**Work instructions**. Start at the line that contains "Rebuild this chart as a Python", stop at the line that contains "pRps = [-18, -15, -12, -9, -6, -3, 0, 3]", and repeat every line in that span, those two included, with no pictures.

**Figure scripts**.
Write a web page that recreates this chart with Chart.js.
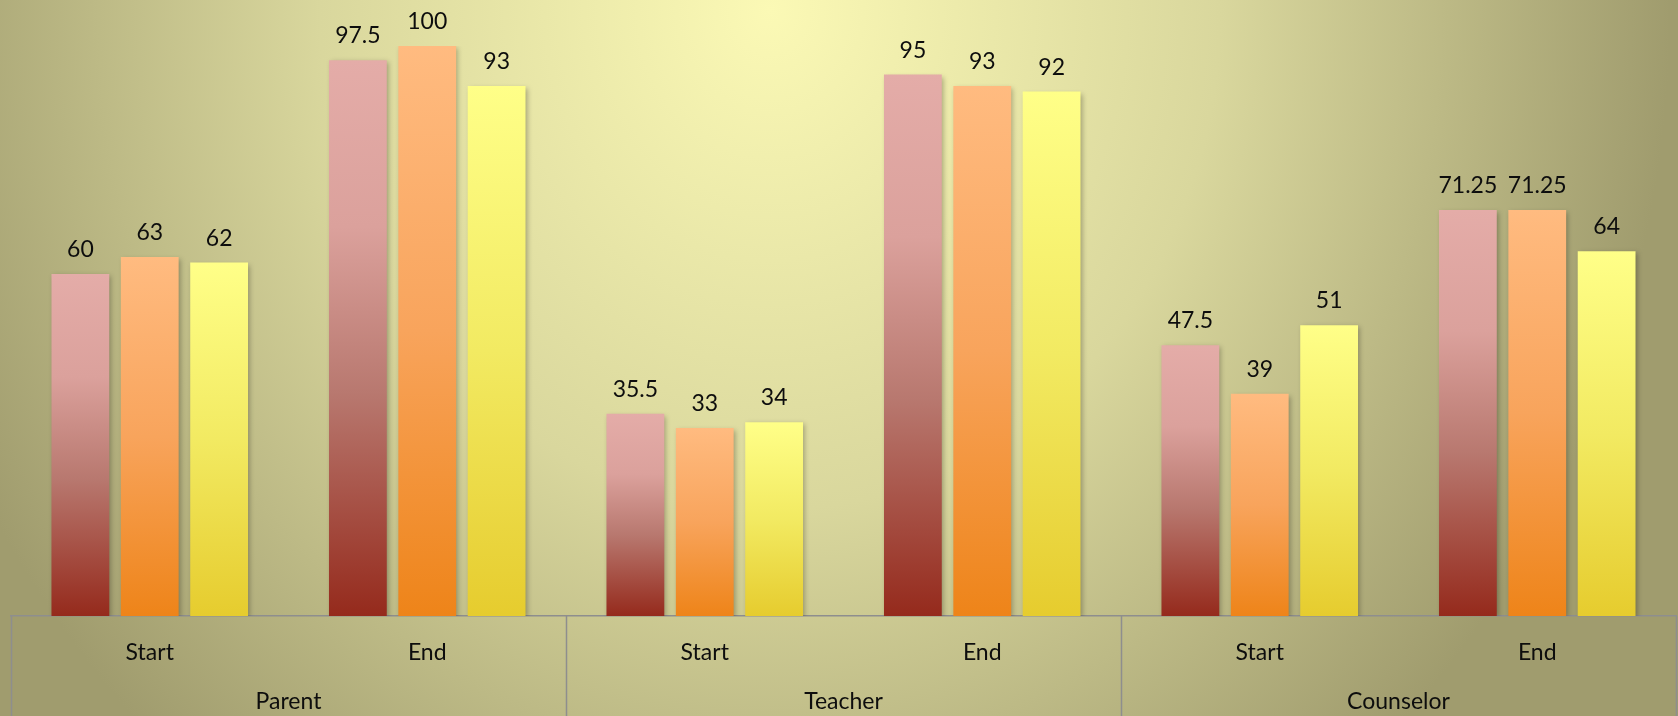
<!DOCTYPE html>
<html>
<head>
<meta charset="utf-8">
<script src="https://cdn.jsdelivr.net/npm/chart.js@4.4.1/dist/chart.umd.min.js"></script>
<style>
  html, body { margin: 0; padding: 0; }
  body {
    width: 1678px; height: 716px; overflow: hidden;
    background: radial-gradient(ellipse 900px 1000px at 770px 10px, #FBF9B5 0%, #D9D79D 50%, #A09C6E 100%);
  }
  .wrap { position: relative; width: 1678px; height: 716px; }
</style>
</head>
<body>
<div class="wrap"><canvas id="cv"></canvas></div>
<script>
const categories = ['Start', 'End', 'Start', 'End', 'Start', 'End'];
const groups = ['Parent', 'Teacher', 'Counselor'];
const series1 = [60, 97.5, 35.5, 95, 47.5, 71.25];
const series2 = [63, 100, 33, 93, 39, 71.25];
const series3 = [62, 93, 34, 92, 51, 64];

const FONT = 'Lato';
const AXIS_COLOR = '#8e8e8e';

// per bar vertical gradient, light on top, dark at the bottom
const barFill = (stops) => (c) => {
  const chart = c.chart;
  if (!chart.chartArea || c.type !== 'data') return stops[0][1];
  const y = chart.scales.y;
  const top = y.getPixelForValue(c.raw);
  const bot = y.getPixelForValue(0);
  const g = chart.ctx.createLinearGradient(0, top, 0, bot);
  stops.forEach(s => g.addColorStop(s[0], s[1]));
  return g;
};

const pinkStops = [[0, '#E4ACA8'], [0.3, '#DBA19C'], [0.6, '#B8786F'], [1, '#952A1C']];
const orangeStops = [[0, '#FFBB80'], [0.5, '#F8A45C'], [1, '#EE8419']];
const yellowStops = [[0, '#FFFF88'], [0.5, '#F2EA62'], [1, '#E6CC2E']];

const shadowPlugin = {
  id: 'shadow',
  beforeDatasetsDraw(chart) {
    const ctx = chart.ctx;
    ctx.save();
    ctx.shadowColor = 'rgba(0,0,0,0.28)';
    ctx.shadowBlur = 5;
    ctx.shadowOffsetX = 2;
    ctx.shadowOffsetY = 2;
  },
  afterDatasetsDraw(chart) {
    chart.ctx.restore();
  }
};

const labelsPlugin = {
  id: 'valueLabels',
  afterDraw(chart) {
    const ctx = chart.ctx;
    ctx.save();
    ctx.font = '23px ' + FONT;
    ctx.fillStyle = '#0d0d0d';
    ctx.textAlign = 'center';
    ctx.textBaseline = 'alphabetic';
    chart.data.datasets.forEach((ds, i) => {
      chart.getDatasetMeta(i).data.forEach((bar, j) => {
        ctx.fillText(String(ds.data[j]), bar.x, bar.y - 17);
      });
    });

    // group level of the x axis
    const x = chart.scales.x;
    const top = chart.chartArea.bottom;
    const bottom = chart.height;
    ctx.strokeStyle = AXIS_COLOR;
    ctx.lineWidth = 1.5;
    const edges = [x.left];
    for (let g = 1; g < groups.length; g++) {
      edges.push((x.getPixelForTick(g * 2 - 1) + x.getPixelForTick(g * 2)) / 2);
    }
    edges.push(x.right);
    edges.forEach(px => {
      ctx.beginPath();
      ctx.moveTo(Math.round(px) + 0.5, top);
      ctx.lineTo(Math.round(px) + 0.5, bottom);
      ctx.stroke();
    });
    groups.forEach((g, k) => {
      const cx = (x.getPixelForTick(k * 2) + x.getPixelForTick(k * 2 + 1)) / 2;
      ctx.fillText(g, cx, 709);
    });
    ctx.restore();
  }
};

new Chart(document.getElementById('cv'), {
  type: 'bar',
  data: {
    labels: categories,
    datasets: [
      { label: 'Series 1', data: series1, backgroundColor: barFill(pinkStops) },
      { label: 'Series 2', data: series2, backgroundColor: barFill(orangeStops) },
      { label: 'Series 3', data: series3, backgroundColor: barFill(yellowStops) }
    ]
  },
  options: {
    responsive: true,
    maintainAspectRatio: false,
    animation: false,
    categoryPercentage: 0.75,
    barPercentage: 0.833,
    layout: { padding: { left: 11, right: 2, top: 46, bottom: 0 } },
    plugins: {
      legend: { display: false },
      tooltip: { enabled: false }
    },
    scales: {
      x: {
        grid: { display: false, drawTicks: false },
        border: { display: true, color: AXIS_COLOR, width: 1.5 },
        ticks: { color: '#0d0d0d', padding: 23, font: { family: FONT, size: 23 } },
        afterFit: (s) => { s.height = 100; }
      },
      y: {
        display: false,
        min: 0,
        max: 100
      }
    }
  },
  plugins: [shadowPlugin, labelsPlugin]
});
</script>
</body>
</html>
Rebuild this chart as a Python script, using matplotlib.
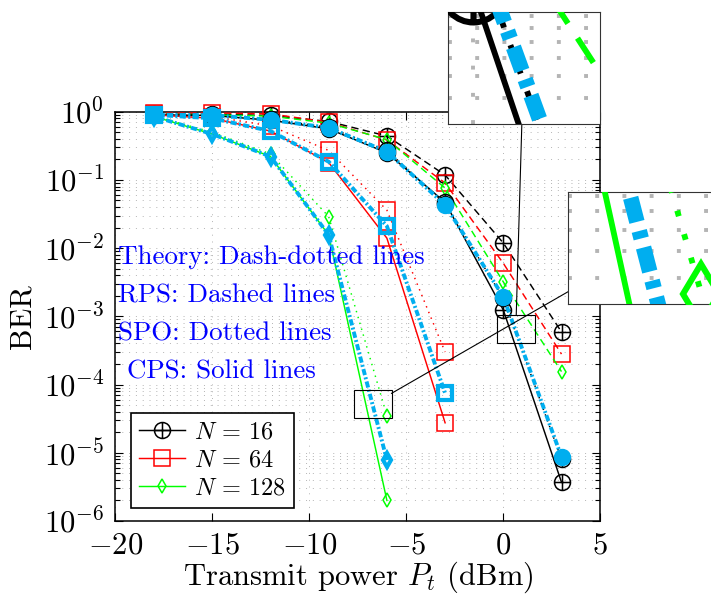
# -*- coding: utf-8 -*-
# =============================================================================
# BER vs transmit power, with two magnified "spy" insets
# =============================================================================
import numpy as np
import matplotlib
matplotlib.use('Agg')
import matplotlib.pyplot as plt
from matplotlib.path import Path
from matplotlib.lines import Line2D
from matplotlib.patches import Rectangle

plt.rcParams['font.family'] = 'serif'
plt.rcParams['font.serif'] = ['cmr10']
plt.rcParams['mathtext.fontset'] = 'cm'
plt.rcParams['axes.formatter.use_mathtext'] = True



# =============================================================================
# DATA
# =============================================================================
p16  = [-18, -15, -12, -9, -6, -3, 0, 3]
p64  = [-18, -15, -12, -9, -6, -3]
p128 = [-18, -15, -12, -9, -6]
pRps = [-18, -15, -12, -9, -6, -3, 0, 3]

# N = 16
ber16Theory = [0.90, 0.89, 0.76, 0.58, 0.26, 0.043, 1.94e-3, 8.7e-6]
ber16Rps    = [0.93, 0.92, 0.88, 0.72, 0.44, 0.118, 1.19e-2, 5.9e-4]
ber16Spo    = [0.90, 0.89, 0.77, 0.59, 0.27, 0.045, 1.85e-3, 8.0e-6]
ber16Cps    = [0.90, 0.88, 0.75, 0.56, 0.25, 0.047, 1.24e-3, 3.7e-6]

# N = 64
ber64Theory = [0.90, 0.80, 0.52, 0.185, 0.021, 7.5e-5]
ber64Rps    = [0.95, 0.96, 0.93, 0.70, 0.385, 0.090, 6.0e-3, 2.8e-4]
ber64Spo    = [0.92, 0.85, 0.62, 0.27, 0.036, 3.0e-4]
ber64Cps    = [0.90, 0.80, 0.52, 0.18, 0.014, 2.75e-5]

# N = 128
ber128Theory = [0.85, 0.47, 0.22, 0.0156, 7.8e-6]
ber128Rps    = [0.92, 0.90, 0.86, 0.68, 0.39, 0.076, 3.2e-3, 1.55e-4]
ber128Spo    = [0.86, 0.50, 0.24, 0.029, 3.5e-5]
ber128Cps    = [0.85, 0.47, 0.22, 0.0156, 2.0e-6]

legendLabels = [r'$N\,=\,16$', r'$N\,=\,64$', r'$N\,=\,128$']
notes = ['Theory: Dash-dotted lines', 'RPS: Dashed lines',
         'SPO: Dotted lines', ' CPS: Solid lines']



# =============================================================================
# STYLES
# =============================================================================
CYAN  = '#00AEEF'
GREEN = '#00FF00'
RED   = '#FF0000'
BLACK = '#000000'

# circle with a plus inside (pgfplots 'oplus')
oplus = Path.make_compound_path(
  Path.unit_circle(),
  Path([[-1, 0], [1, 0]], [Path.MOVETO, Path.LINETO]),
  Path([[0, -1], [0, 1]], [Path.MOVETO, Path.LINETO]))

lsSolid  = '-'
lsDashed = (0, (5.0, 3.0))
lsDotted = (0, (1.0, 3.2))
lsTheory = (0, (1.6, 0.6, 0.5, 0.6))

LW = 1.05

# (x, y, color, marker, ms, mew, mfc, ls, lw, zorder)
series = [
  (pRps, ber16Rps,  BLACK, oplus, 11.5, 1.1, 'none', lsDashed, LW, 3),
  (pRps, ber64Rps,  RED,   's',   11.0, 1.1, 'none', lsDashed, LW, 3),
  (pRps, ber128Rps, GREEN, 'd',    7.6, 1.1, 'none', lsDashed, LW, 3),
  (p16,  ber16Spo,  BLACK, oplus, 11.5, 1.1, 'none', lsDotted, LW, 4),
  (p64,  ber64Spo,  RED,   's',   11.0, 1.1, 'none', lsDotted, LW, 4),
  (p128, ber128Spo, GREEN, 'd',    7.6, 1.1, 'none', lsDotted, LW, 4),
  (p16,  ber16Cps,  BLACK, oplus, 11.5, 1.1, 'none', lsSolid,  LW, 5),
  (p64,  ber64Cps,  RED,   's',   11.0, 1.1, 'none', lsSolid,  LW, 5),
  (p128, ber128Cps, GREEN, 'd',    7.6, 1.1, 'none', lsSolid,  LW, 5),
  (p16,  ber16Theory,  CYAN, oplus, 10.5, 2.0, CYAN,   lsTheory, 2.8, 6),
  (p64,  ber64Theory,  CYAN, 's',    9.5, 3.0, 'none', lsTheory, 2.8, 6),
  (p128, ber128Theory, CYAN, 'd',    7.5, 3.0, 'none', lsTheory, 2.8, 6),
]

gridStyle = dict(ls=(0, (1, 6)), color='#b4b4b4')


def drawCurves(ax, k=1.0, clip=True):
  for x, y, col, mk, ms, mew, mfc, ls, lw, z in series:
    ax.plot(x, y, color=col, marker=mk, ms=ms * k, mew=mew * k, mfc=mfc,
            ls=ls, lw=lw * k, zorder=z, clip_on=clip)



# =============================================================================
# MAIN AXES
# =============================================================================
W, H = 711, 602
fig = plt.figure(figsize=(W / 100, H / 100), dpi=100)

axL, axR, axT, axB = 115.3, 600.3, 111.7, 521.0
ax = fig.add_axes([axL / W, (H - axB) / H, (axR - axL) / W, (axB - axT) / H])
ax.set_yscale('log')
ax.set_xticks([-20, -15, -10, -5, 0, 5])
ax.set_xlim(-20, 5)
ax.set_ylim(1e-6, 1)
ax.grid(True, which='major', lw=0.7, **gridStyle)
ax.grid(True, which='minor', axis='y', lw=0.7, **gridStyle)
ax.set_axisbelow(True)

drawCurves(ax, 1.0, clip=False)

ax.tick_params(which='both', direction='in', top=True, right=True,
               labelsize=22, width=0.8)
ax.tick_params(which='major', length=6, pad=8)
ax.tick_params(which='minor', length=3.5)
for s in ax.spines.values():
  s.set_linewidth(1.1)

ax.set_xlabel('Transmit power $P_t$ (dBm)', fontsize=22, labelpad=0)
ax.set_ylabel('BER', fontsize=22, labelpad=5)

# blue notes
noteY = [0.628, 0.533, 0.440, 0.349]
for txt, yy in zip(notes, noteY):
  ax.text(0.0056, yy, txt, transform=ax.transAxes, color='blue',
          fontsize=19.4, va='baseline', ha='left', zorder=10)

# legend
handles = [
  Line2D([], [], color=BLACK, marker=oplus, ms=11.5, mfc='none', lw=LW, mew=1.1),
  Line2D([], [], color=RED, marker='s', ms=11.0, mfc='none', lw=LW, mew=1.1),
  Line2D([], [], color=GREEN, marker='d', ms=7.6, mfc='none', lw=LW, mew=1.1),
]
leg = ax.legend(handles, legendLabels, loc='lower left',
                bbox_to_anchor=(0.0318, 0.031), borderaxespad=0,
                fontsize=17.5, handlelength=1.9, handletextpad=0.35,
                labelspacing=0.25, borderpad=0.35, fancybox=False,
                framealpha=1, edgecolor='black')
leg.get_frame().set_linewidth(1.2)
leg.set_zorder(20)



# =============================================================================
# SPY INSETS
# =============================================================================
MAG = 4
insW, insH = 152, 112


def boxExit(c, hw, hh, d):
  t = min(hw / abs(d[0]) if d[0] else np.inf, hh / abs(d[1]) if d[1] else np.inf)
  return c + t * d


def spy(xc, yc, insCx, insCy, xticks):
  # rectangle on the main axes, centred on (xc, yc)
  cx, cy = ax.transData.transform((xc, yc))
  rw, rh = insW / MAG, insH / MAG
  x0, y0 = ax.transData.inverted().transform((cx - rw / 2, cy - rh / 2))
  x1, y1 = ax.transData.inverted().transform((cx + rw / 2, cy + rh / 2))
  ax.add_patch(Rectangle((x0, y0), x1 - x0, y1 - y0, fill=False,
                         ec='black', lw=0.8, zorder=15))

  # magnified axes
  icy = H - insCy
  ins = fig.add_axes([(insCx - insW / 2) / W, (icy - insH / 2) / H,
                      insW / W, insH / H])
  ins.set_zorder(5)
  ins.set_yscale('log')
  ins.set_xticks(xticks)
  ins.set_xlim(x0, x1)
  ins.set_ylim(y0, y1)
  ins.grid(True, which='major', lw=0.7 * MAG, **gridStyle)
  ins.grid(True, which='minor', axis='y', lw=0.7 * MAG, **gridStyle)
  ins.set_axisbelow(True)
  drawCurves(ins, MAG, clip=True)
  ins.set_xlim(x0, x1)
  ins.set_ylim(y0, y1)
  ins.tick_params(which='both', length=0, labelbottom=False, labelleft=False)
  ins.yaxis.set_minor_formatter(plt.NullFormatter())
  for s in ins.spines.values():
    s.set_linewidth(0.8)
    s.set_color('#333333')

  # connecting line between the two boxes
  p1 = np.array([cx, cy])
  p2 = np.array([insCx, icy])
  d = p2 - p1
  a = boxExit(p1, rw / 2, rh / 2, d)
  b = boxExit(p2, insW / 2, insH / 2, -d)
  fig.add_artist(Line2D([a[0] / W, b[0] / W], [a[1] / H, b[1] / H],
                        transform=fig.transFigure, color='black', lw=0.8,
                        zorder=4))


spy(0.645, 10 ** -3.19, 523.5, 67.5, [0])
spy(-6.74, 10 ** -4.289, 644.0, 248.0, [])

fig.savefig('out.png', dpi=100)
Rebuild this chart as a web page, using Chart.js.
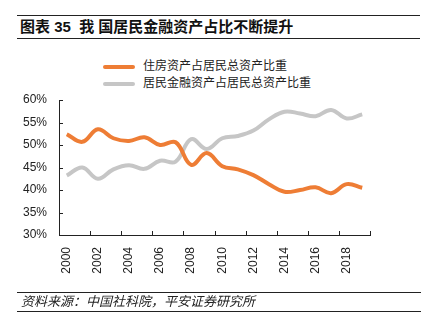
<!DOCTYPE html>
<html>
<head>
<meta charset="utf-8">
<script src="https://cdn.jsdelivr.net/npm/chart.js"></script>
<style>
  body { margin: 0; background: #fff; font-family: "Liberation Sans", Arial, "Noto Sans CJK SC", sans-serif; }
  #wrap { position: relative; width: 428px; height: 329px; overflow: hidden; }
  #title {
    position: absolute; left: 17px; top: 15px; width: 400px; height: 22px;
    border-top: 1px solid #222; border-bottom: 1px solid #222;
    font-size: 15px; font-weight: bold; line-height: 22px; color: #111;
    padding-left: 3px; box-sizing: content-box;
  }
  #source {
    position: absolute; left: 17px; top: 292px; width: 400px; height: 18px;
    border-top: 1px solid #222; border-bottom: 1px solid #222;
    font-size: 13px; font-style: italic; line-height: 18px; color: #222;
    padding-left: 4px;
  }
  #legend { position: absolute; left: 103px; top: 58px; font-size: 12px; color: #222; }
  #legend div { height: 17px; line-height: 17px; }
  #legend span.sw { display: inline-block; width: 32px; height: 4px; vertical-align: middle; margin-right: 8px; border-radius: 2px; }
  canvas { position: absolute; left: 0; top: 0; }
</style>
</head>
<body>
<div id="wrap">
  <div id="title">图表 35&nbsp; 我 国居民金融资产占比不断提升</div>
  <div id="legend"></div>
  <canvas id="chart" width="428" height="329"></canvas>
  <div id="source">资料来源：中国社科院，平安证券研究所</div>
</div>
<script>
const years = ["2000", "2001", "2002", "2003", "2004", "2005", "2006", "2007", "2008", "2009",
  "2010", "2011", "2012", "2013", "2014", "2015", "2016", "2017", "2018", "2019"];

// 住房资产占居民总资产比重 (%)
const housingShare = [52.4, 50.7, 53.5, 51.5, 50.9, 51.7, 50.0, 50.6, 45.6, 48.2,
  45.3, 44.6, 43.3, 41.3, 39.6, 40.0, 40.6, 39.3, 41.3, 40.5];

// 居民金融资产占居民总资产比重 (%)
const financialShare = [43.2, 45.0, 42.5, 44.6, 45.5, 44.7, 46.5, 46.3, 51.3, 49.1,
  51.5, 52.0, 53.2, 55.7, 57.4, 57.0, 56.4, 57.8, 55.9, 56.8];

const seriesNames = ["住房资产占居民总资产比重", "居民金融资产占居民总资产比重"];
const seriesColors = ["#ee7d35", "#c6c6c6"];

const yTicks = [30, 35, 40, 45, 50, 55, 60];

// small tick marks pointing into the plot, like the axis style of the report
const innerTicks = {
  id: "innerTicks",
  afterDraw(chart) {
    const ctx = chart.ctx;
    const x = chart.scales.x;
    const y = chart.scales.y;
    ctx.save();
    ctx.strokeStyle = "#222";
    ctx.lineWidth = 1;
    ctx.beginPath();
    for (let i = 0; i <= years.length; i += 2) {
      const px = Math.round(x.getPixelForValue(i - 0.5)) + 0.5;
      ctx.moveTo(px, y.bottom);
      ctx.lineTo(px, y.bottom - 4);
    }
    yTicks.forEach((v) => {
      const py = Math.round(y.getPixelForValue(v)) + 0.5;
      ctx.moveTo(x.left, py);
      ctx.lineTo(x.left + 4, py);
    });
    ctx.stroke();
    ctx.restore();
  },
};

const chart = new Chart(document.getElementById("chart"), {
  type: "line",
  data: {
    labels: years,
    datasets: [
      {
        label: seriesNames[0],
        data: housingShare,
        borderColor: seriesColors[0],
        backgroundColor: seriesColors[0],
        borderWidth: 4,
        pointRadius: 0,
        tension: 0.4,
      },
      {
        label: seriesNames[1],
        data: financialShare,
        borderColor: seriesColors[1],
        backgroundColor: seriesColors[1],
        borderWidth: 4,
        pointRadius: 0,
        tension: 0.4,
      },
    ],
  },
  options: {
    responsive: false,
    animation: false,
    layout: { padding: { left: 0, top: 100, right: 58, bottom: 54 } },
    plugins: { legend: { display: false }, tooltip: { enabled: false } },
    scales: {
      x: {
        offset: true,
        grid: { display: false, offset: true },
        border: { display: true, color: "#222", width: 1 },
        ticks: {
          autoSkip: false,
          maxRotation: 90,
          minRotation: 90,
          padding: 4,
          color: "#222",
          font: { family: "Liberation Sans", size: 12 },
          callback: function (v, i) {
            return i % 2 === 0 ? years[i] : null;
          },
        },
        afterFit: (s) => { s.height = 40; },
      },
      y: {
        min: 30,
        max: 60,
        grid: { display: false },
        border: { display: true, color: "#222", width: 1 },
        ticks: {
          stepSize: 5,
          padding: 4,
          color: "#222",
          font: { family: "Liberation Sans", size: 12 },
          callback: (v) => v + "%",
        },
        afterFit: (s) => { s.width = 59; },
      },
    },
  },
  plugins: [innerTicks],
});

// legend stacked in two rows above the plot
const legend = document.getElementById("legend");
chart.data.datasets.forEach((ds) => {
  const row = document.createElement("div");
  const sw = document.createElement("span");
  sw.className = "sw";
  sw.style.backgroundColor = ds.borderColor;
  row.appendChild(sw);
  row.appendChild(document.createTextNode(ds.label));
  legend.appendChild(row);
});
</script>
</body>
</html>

**Task output**.
Rebuild this chart as a Python script, using matplotlib.
# -*- coding: utf-8 -*-
# =============================================================================
# BER vs transmit power, with two magnified "spy" insets
# =============================================================================
import numpy as np
import matplotlib
matplotlib.use('Agg')
import matplotlib.pyplot as plt
from matplotlib.path import Path
from matplotlib.lines import Line2D
from matplotlib.patches import Rectangle

plt.rcParams['font.family'] = 'serif'
plt.rcParams['font.serif'] = ['cmr10']
plt.rcParams['mathtext.fontset'] = 'cm'
plt.rcParams['axes.formatter.use_mathtext'] = True



# =============================================================================
# DATA
# =============================================================================
p16  = [-18, -15, -12, -9, -6, -3, 0, 3]
p64  = [-18, -15, -12, -9, -6, -3]
p128 = [-18, -15, -12, -9, -6]
pRps = [-18, -15, -12, -9, -6, -3, 0, 3]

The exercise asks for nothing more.